これは2008年7月19日(土曜日)20:30~21:30の間に起こった出来事である。
かつては30分はかけていた入浴を僅か10分で済ますと、冷房をかけておいた自分の部屋に私は勢いよく入った。暑さから解放され、全身に寒気を感じさせるほどの冷風が私を包み込んでくれる。・・・・・・のはずだが、今日は何故か風が来ない。むしろモヤッとした熱気が私を襲いかかる。私を裏切ったその熱気は私の部屋を猛暑へと作り上げていた。
せっかくさっぱりしたのに、これでは入る前以上に汗が出るよ・・・
こうして、私対冷房の対決が始まった。まず風速を変えてみる。しかし何も効果はない。続いて、設定温度を変えてみる。しかし何も効果はない。冷房はニヤニヤしながら私の様子を伺っている。
「おかしいなぁ、どうしてだろう」
実はフィルターが詰まっていただけなのだが、模試で疲れ果てた私の頭にそんな事が気付く程の余分な機能は生きていなかった。結局私は冷房から流れる僅かな風を自分の方向へ向けることで冷房に伏する。窓を開けろよと皆さんは思うだろうが、私の部屋は風通しが悪く、余程のことがない限り、窓を開けても風が来ない。今日もその例の風が来ない日であった。
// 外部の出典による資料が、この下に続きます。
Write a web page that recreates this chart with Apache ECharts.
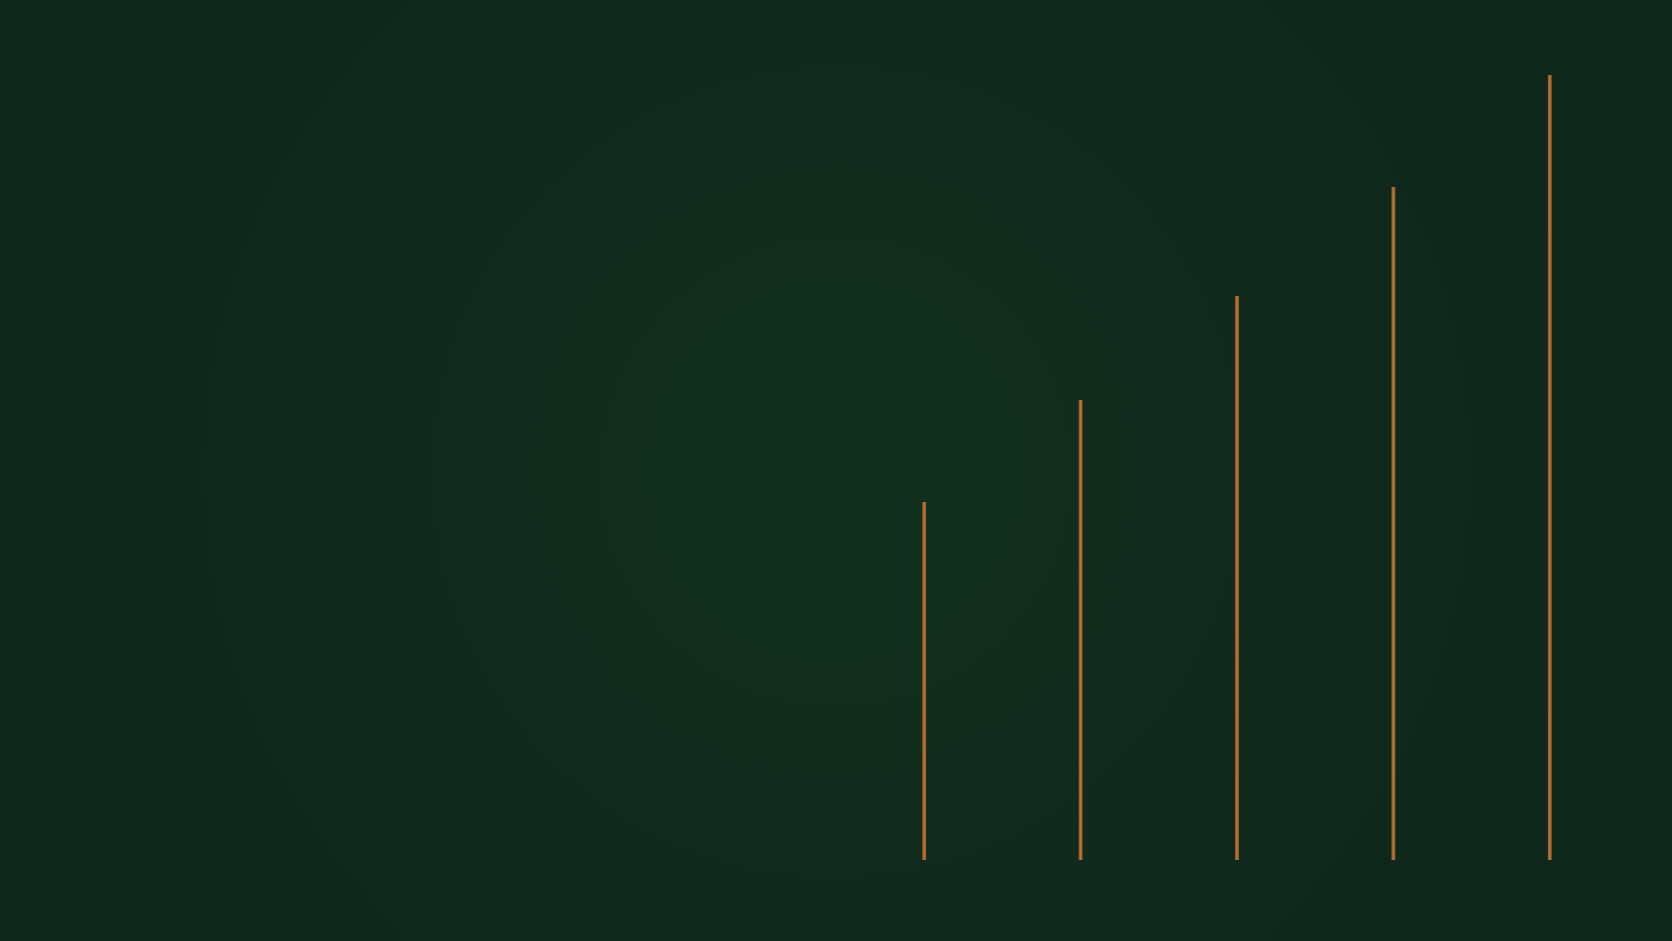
<!DOCTYPE html>
<html>
<head>
<meta charset="utf-8">
<title>chart</title>
<script src="https://cdn.jsdelivr.net/npm/echarts@6/dist/echarts.min.js"></script>
<style>
  html, body { margin: 0; padding: 0; background: #10291d; }
  #main { width: 1672px; height: 941px; }
</style>
</head>
<body>
<div id="main"></div>
<script>
// five steps, rising left to right
var categories = ['1', '2', '3', '4', '5'];
var values = [358, 460, 564, 673, 785];

var myChart = echarts.init(document.getElementById('main'));

option = {
    backgroundColor: {
        type: 'radial', x: 0.5, y: 0.5, r: 0.8,
        colorStops: [
            { offset: 0, color: '#13301f' },
            { offset: 1, color: '#0e271b' }
        ]
    },
    grid: { left: 846, right: 44, top: 60, bottom: 81 },
    xAxis: {
        type: 'category',
        data: categories,
        axisLine: { show: false },
        axisTick: { show: false },
        axisLabel: { show: false }
    },
    yAxis: {
        type: 'value',
        min: 0,
        max: 800,
        show: false,
        splitLine: { show: false }
    },
    series: [
        {
            type: 'bar',
            barWidth: 4,
            data: values,
            itemStyle: {
                color: {
                    type: 'linear', x: 0, y: 0, x2: 1, y2: 0,
                    colorStops: [
                        { offset: 0, color: '#85501f' },
                        { offset: 0.5, color: '#bb7a3b' },
                        { offset: 1, color: '#85501f' }
                    ]
                }
            }
        }
    ]
};
myChart.setOption(option);
window.onresize = myChart.resize;
</script>
</body>
</html>
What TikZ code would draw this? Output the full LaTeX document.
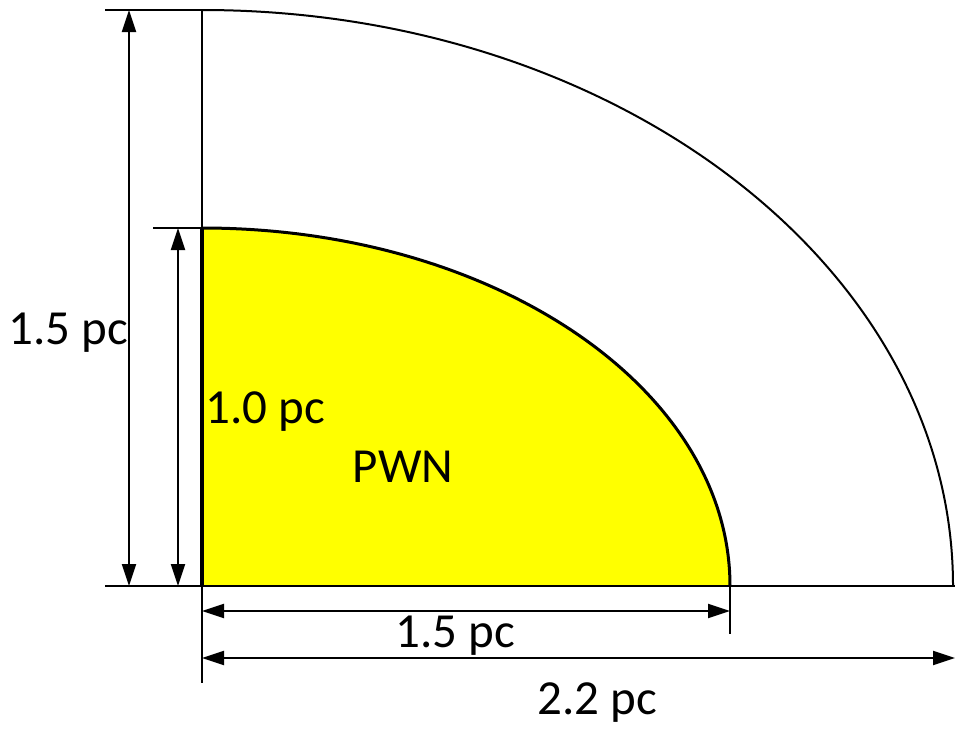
\documentclass[tikz,border=0pt]{standalone}
\usepackage{fontspec}
\setmainfont{Carlito}
\usetikzlibrary{arrows.meta}
\definecolor{pwnyellow}{RGB}{255,255,0}
\begin{document}
\begin{tikzpicture}[x=1pt,y=-1pt,
  thin line/.style={line width=2pt},
  dim/.style={line width=2pt,{Triangle[length=22pt,width=14pt]}-{Triangle[length=22pt,width=14pt]}},
  lbl/.style={font=\fontsize{49}{52}\selectfont,inner sep=0pt}]
\useasboundingbox (0,0) rectangle (955,729);
\coordinate (O) at (202,586);
% PWN filled quarter ellipse
\fill[pwnyellow] (O) -- (202,228) arc[start angle=90,end angle=0,x radius=528,y radius=-358] -- cycle;
\draw[line width=3pt] (202,228) arc[start angle=90,end angle=0,x radius=528,y radius=-358];
% outer quarter ellipse
\draw[thin line] (202,10) arc[start angle=90,end angle=0,x radius=751,y radius=-576];
% axes and ticks
\draw[thin line] (202,10) -- (202,683);
\draw[line width=3.5pt] (202,228) -- (O);
\draw[thin line] (105,586) -- (955,586);
\draw[thin line] (105,10) -- (202,10);
\draw[thin line] (153,228) -- (202,228);
\draw[thin line] (730,586) -- (730,634);
% dimension arrows
\coordinate (a1) at (129,10); \coordinate (a2) at (129,586);
\coordinate (b1) at (178,228); \coordinate (b2) at (178,586);
\coordinate (c1) at (202,611); \coordinate (c2) at (730,611);
\coordinate (d1) at (202,658); \coordinate (d2) at (955,658);
\draw[dim] (a1) -- (a2);
\draw[dim] (b1) -- (b2);
\draw[dim] (c1) -- (c2);
\draw[dim] (d1) -- (d2);
% labels
\node[lbl,anchor=west] (l1) at (8,333) {1.5 pc};
\node[lbl,anchor=west] (l2) at (205,412) {1.0 pc};
\node[lbl] (pwn) at (403,467) {PWN};
\node[lbl] (l3) at (455,636) {1.5 pc};
\node[lbl] (l4) at (597,703) {2.2 pc};
\end{tikzpicture}
\end{document}
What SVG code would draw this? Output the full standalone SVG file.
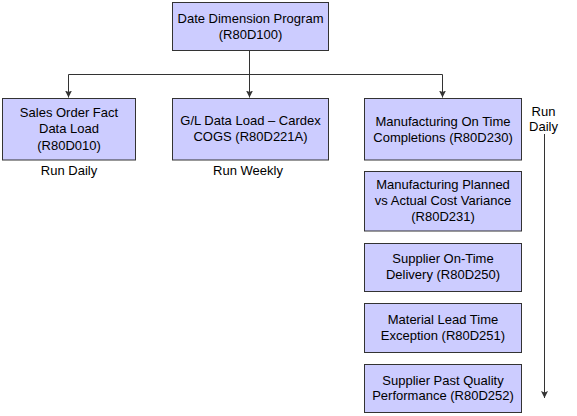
<svg xmlns="http://www.w3.org/2000/svg" width="577" height="416" viewBox="0 0 577 416">
<defs>
<style>
.box{fill:#ccccff;stroke:#333333;stroke-width:1}
.t{font-family:"Liberation Sans",Arial,sans-serif;font-size:13px;fill:#000;text-anchor:middle}
.ln{fill:none;stroke:#333333;stroke-width:1}
</style>
<marker id="ah" markerWidth="8" markerHeight="8" refX="7" refY="4" orient="auto" markerUnits="userSpaceOnUse">
<path d="M0,0.5 L7,4 L0,7.5 L1.5,4 Z" fill="#333333"/>
</marker>
</defs>
<rect width="577" height="416" fill="#ffffff"/>
<g id="connectors">
<line class="ln" x1="249.5" y1="50.5" x2="249.5" y2="97.5" marker-end="url(#ah)"/>
<line class="ln" x1="68.5" y1="74.5" x2="442.5" y2="74.5"/>
<line class="ln" x1="68.5" y1="74.5" x2="68.5" y2="97.5" marker-end="url(#ah)"/>
<line class="ln" x1="442.5" y1="74.5" x2="442.5" y2="97.5" marker-end="url(#ah)"/>
<line class="ln" x1="544.5" y1="134" x2="544.5" y2="398" marker-end="url(#ah)"/>
</g>
<g id="date-dimension">
<rect class="box" x="172.5" y="2.5" width="156" height="48"/>
<text class="t" x="250.5" y="23">Date Dimension Program</text>
<text class="t" x="250.5" y="38.7">(R80D100)</text>
</g>
<g id="sales-order">
<rect class="box" x="2.5" y="98.5" width="133" height="61.5"/>
<text class="t" x="69" y="117">Sales Order Fact</text>
<text class="t" x="69" y="133">Data Load</text>
<text class="t" x="69" y="149.5">(R80D010)</text>
</g>
<g id="gl-data-load">
<rect class="box" x="172.5" y="98.5" width="156" height="61.5"/>
<text class="t" x="250.5" y="125">G/L Data Load – Cardex</text>
<text class="t" x="250.5" y="141">COGS (R80D221A)</text>
</g>
<g id="mfg-on-time">
<rect class="box" x="364.5" y="98.5" width="157" height="61.5"/>
<text class="t" x="443" y="125.5">Manufacturing On Time</text>
<text class="t" x="443" y="141.5">Completions (R80D230)</text>
</g>
<g id="mfg-planned">
<rect class="box" x="364.5" y="171.5" width="157" height="59.5"/>
<text class="t" x="443" y="189">Manufacturing Planned</text>
<text class="t" x="443" y="205">vs Actual Cost Variance</text>
<text class="t" x="443" y="221">(R80D231)</text>
</g>
<g id="supplier-on-time">
<rect class="box" x="364.5" y="243.5" width="157" height="48"/>
<text class="t" x="443" y="263">Supplier On-Time</text>
<text class="t" x="443" y="279">Delivery (R80D250)</text>
</g>
<g id="material-lead">
<rect class="box" x="364.5" y="303.5" width="157" height="49"/>
<text class="t" x="443" y="324">Material Lead Time</text>
<text class="t" x="443" y="340">Exception (R80D251)</text>
</g>
<g id="supplier-past">
<rect class="box" x="364.5" y="364.5" width="157" height="48"/>
<text class="t" x="443" y="384.5">Supplier Past Quality</text>
<text class="t" x="443" y="400">Performance (R80D252)</text>
</g>
<g id="labels">
<text class="t" x="69" y="174.5">Run Daily</text>
<text class="t" x="248" y="175">Run Weekly</text>
<text class="t" x="543.5" y="116">Run</text>
<text class="t" x="543.5" y="131">Daily</text>
</g>
</svg>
まだ玄関の方が涼しい部屋の中、必勝と書かれた○進の団扇をパタパタと扇ぎながら、今日で三日目になるその名も「英語長文一日一題」とか言う守れそうにない目標をなんとか守ろうと一人黙々と取り組む。普段からよく言われており、意識し始めているのだが、ここで自分の英語力の無さ、さらに日本語訳の時には国語力の無さを痛感させられる。そして今日は壊れた冷房というジョーカーを出され、私の体力の限界はすでに近づいていた。
「なんじゃこりゃあ」
また日本語訳につまりそこでとうとうダウンし、私はベッドに転がり込んだ。暑い部屋の中、何故かベッドは冷たく、優しく迎えてくれた。それと同時に私は急に体中が疲れを訴えていることにようやく気付き、同時に私の意識はすぐに消えようとした。ところがである。意識が無くなっていく中、窓際から奇妙な音が聞こえ始めた。
ドン・・・ドン・・・ドンドン・・・
その奇妙な音に私は再び意識を起こし、なんだろうと思い、カーテンを開けてみた。するとそこには、小さな打ち上げ花火が上がっており、色とりどりの炎が円を描いていた。今日は隣町のM市U町で花火大会があったのだ。
「はわぁ~、たまや~」
思わず歓声を上げてしまい、私は花火に見とれてしまう。どのくらいたったのだろうか、宙に舞う幻想を一人静かに眺めていた。そして、最後の一つが消えた頃、私は晴々とした気分になった。
「さて、リターンマッチと行きますか」
私はもう一度机に向かい、猛暑の部屋の中、英語を続けることにした。